There were six Earp brothers in all. Half brother Newton was the oldest, followed by full brothers James, Virgil, Wyatt, Morgan and Warren. Newton had little interaction with his half brothers. While James preferred gambling, bartending and managing prostitutes to wearing a lawman’s star, he and his four full brothers kept up on each other’s gambling and lawman activities wherever their wanderlust took them.

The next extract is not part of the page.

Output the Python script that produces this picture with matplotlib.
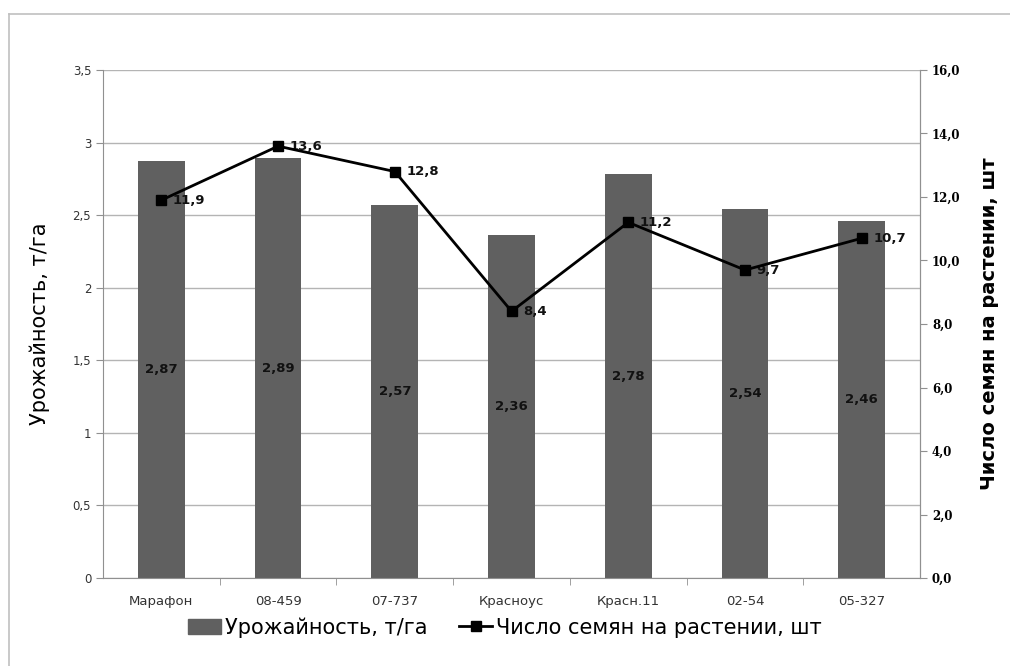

Virgil Walter Earp, born in Hartford, Ohio County, Kentucky, on July 18, 1843, reportedly spent his teen years farming with the family. On July 26, 1862, according to biographer Don Chaput, Virgil enlisted at Monmouth, Ill., in the 83rd Regiment of the Illinois Volunteer Infantry. Described in service records as “age 19, 5’10” tall, with light hair, blue eyes and light complexion,” he participated in several Civil War skirmishes and in 1863 was listed as “manning siege guns and batteries.” Virgil was mustered out of the Union Army in Nashville on June 24, 1865. He was never wounded in action, and it is unknown whether he killed anyone in combat.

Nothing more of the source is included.